◆ **The exercise**: Write out all the lines again, precisely as they stand, but without the images.

========================================================================

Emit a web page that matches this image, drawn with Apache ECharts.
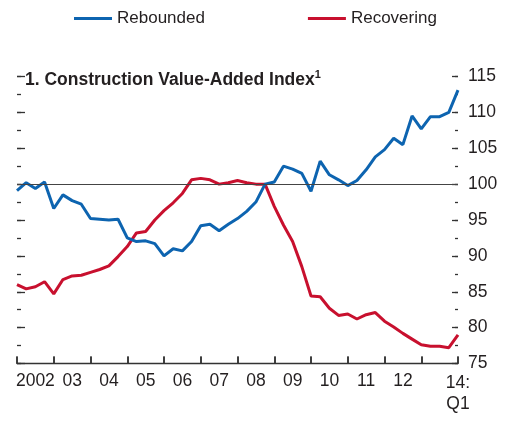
<!DOCTYPE html>
<html>
<head>
<meta charset="utf-8">
<script src="https://cdn.jsdelivr.net/npm/echarts@6/dist/echarts.min.js"></script>
<style>
  html, body { margin: 0; padding: 0; background: #fff; }
  #chart { width: 505px; height: 421px; }
</style>
</head>
<body>
<div id="chart"></div>
<script>
// Quarterly index, 2002:Q1 - 2014:Q1
const quarters = [];
for (let y = 2002; y <= 2014; y++) {
    for (let q = 1; q <= 4; q++) {
        if (y === 2014 && q > 1) break;
        quarters.push(y + 'Q' + q);
    }
}
const yearLabels = ['2002', '03', '04', '05', '06', '07', '08', '09', '10', '11', '12', ''];
// only the last quarter gets its own label
const endLabels = quarters.map(function (q, i) { return i === quarters.length - 1 ? '14:\nQ1' : ''; });

const rebounded = [99.1, 100.2, 99.4, 100.3, 96.6, 98.5, 97.7, 97.2, 95.2, 95.1, 95.0, 95.1,
    92.5, 92.0, 92.1, 91.7, 90.0, 91.0, 90.7, 92.0, 94.2, 94.4, 93.5, 94.4,
    95.2, 96.2, 97.5, 100.0, 100.3, 102.5, 102.1, 101.5, 99.0, 103.2, 101.3, 100.6,
    99.8, 100.5, 102.0, 103.8, 104.8, 106.4, 105.5, 109.5, 107.7, 109.4, 109.4, 110.0,
    113.1];
const recovering = [86.0, 85.4, 85.7, 86.4, 84.7, 86.7, 87.2, 87.3, 87.7, 88.1, 88.6, 89.9,
    91.3, 93.2, 93.4, 95.0, 96.3, 97.4, 98.7, 100.6, 100.8, 100.6, 100.0, 100.2,
    100.5, 100.2, 100.0, 100.0, 96.9, 94.3, 92.0, 88.5, 84.4, 84.3, 82.7, 81.7,
    81.9, 81.2, 81.8, 82.1, 80.9, 80.1, 79.2, 78.4, 77.6, 77.4, 77.4, 77.2,
    79.0];

const font = 'Liberation Sans';
const textColor = '#231f20';
const blue = '#0d64b0';
const red = '#c8102e';
const tickColor = '#333';

// plain tick-only y axis (no labels), used for major/minor tick sets
function tickAxis(position, interval, length) {
    return {
        type: 'value',
        position: position,
        min: 75,
        max: 115,
        interval: interval,
        axisLine: { show: false },
        axisTick: { show: true, inside: true, length: length, lineStyle: { color: tickColor, width: 1.3 } },
        axisLabel: { show: false },
        splitLine: { show: false }
    };
}

const chart = echarts.init(document.getElementById('chart'));
chart.setOption({
    animation: false,
    title: {
        text: '{a|1. Construction Value-Added Index}{b|1}',
        left: 20,
        top: 64,
        textStyle: {
            rich: {
                a: { fontFamily: font, fontWeight: 'bold', fontSize: 17.5, color: textColor, lineHeight: 22 },
                b: { fontFamily: font, fontWeight: 'bold', fontSize: 11, color: textColor, verticalAlign: 'top', lineHeight: 22 }
            }
        }
    },
    legend: {
        data: ['Rebounded', 'Recovering'],
        left: 69,
        top: 5,
        icon: 'rect',
        itemWidth: 38,
        itemHeight: 3,
        itemGap: 103,
        textStyle: { fontFamily: font, fontSize: 17, color: textColor }
    },
    grid: [
        { left: 17, right: 47, top: 76.5, bottom: 57.5 },
        // thin strip along the bottom axis, its split lines act as the year ticks
        { left: 17, right: 47, bottom: 57.5, height: 7 }
    ],
    xAxis: [
        {
            type: 'category',
            data: quarters,
            boundaryGap: false,
            axisLine: { show: true, lineStyle: { color: tickColor, width: 1.3 } },
            axisTick: { show: true, inside: true, length: 7, interval: 3, lineStyle: { color: tickColor, width: 1.5 } },
            axisLabel: { show: false },
            splitLine: { show: false }
        },
        {
            type: 'category',
            data: yearLabels,
            position: 'bottom',
            boundaryGap: true,
            axisLine: { show: false },
            axisTick: { show: false },
            axisLabel: { fontFamily: font, fontSize: 17.5, color: textColor, margin: 9, interval: 0 },
            splitLine: { show: false }
        },
        {
            type: 'category',
            data: endLabels,
            position: 'bottom',
            boundaryGap: false,
            axisLine: { show: false },
            axisTick: { show: false },
            axisLabel: { fontFamily: font, fontSize: 17.5, lineHeight: 21, color: textColor, margin: 9, interval: 0 },
            splitLine: { show: false }
        },
        {
            gridIndex: 1,
            type: 'category',
            data: yearLabels,
            boundaryGap: true,
            axisLine: { show: false },
            axisTick: { show: false },
            axisLabel: { show: false },
            splitLine: { show: true, interval: 0, lineStyle: { color: tickColor, width: 1.5 } }
        }
    ],
    yAxis: [
        {
            type: 'value',
            position: 'right',
            min: 75,
            max: 115,
            interval: 5,
            axisLine: { show: false },
            axisTick: { show: true, inside: true, length: 6, lineStyle: { color: tickColor, width: 1.3 } },
            axisLabel: { fontFamily: font, fontSize: 17.5, color: textColor, margin: 10 },
            splitLine: { show: false }
        },
        tickAxis('right', 2.5, 3),
        tickAxis('left', 5, 8),
        tickAxis('left', 2.5, 4),
        { gridIndex: 1, type: 'value', min: 0, max: 1, show: false }
    ],
    series: [
        {
            name: 'Recovering',
            type: 'line',
            data: recovering,
            symbol: 'none',
            color: red,
            lineStyle: { width: 3, color: red },
            markLine: {
                silent: true,
                symbol: 'none',
                label: { show: false },
                lineStyle: { color: '#444', width: 1.2, type: 'solid' },
                data: [{ yAxis: 100 }]
            }
        },
        {
            name: 'Rebounded',
            type: 'line',
            data: rebounded,
            symbol: 'none',
            color: blue,
            lineStyle: { width: 3, color: blue }
        }
    ]
});
</script>
</body>
</html>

========================================================================

◆ **Answer to this task**:
Emit a web page that matches this image, drawn with Apache ECharts.
<!DOCTYPE html>
<html>
<head>
<meta charset="utf-8">
<script src="https://cdn.jsdelivr.net/npm/echarts@6/dist/echarts.min.js"></script>
<style>
  html, body { margin: 0; padding: 0; background: #fff; }
  #chart { width: 505px; height: 421px; }
</style>
</head>
<body>
<div id="chart"></div>
<script>
// Quarterly index, 2002:Q1 - 2014:Q1
const quarters = [];
for (let y = 2002; y <= 2014; y++) {
    for (let q = 1; q <= 4; q++) {
        if (y === 2014 && q > 1) break;
        quarters.push(y + 'Q' + q);
    }
}
const yearLabels = ['2002', '03', '04', '05', '06', '07', '08', '09', '10', '11', '12', ''];
// only the last quarter gets its own label
const endLabels = quarters.map(function (q, i) { return i === quarters.length - 1 ? '14:\nQ1' : ''; });

const rebounded = [99.1, 100.2, 99.4, 100.3, 96.6, 98.5, 97.7, 97.2, 95.2, 95.1, 95.0, 95.1,
    92.5, 92.0, 92.1, 91.7, 90.0, 91.0, 90.7, 92.0, 94.2, 94.4, 93.5, 94.4,
    95.2, 96.2, 97.5, 100.0, 100.3, 102.5, 102.1, 101.5, 99.0, 103.2, 101.3, 100.6,
    99.8, 100.5, 102.0, 103.8, 104.8, 106.4, 105.5, 109.5, 107.7, 109.4, 109.4, 110.0,
    113.1];
const recovering = [86.0, 85.4, 85.7, 86.4, 84.7, 86.7, 87.2, 87.3, 87.7, 88.1, 88.6, 89.9,
    91.3, 93.2, 93.4, 95.0, 96.3, 97.4, 98.7, 100.6, 100.8, 100.6, 100.0, 100.2,
    100.5, 100.2, 100.0, 100.0, 96.9, 94.3, 92.0, 88.5, 84.4, 84.3, 82.7, 81.7,
    81.9, 81.2, 81.8, 82.1, 80.9, 80.1, 79.2, 78.4, 77.6, 77.4, 77.4, 77.2,
    79.0];

const font = 'Liberation Sans';
const textColor = '#231f20';
const blue = '#0d64b0';
const red = '#c8102e';
const tickColor = '#333';

// plain tick-only y axis (no labels), used for major/minor tick sets
function tickAxis(position, interval, length) {
    return {
        type: 'value',
        position: position,
        min: 75,
        max: 115,
        interval: interval,
        axisLine: { show: false },
        axisTick: { show: true, inside: true, length: length, lineStyle: { color: tickColor, width: 1.3 } },
        axisLabel: { show: false },
        splitLine: { show: false }
    };
}

const chart = echarts.init(document.getElementById('chart'));
chart.setOption({
    animation: false,
    title: {
        text: '{a|1. Construction Value-Added Index}{b|1}',
        left: 20,
        top: 64,
        textStyle: {
            rich: {
                a: { fontFamily: font, fontWeight: 'bold', fontSize: 17.5, color: textColor, lineHeight: 22 },
                b: { fontFamily: font, fontWeight: 'bold', fontSize: 11, color: textColor, verticalAlign: 'top', lineHeight: 22 }
            }
        }
    },
    legend: {
        data: ['Rebounded', 'Recovering'],
        left: 69,
        top: 5,
        icon: 'rect',
        itemWidth: 38,
        itemHeight: 3,
        itemGap: 103,
        textStyle: { fontFamily: font, fontSize: 17, color: textColor }
    },
    grid: [
        { left: 17, right: 47, top: 76.5, bottom: 57.5 },
        // thin strip along the bottom axis, its split lines act as the year ticks
        { left: 17, right: 47, bottom: 57.5, height: 7 }
    ],
    xAxis: [
        {
            type: 'category',
            data: quarters,
            boundaryGap: false,
            axisLine: { show: true, lineStyle: { color: tickColor, width: 1.3 } },
            axisTick: { show: true, inside: true, length: 7, interval: 3, lineStyle: { color: tickColor, width: 1.5 } },
            axisLabel: { show: false },
            splitLine: { show: false }
        },
        {
            type: 'category',
            data: yearLabels,
            position: 'bottom',
            boundaryGap: true,
            axisLine: { show: false },
            axisTick: { show: false },
            axisLabel: { fontFamily: font, fontSize: 17.5, color: textColor, margin: 9, interval: 0 },
            splitLine: { show: false }
        },
        {
            type: 'category',
            data: endLabels,
            position: 'bottom',
            boundaryGap: false,
            axisLine: { show: false },
            axisTick: { show: false },
            axisLabel: { fontFamily: font, fontSize: 17.5, lineHeight: 21, color: textColor, margin: 9, interval: 0 },
            splitLine: { show: false }
        },
        {
            gridIndex: 1,
            type: 'category',
            data: yearLabels,
            boundaryGap: true,
            axisLine: { show: false },
            axisTick: { show: false },
            axisLabel: { show: false },
            splitLine: { show: true, interval: 0, lineStyle: { color: tickColor, width: 1.5 } }
        }
    ],
    yAxis: [
        {
            type: 'value',
            position: 'right',
            min: 75,
            max: 115,
            interval: 5,
            axisLine: { show: false },
            axisTick: { show: true, inside: true, length: 6, lineStyle: { color: tickColor, width: 1.3 } },
            axisLabel: { fontFamily: font, fontSize: 17.5, color: textColor, margin: 10 },
            splitLine: { show: false }
        },
        tickAxis('right', 2.5, 3),
        tickAxis('left', 5, 8),
        tickAxis('left', 2.5, 4),
        { gridIndex: 1, type: 'value', min: 0, max: 1, show: false }
    ],
    series: [
        {
            name: 'Recovering',
            type: 'line',
            data: recovering,
            symbol: 'none',
            color: red,
            lineStyle: { width: 3, color: red },
            markLine: {
                silent: true,
                symbol: 'none',
                label: { show: false },
                lineStyle: { color: '#444', width: 1.2, type: 'solid' },
                data: [{ yAxis: 100 }]
            }
        },
        {
            name: 'Rebounded',
            type: 'line',
            data: rebounded,
            symbol: 'none',
            color: blue,
            lineStyle: { width: 3, color: blue }
        }
    ]
});
</script>
</body>
</html>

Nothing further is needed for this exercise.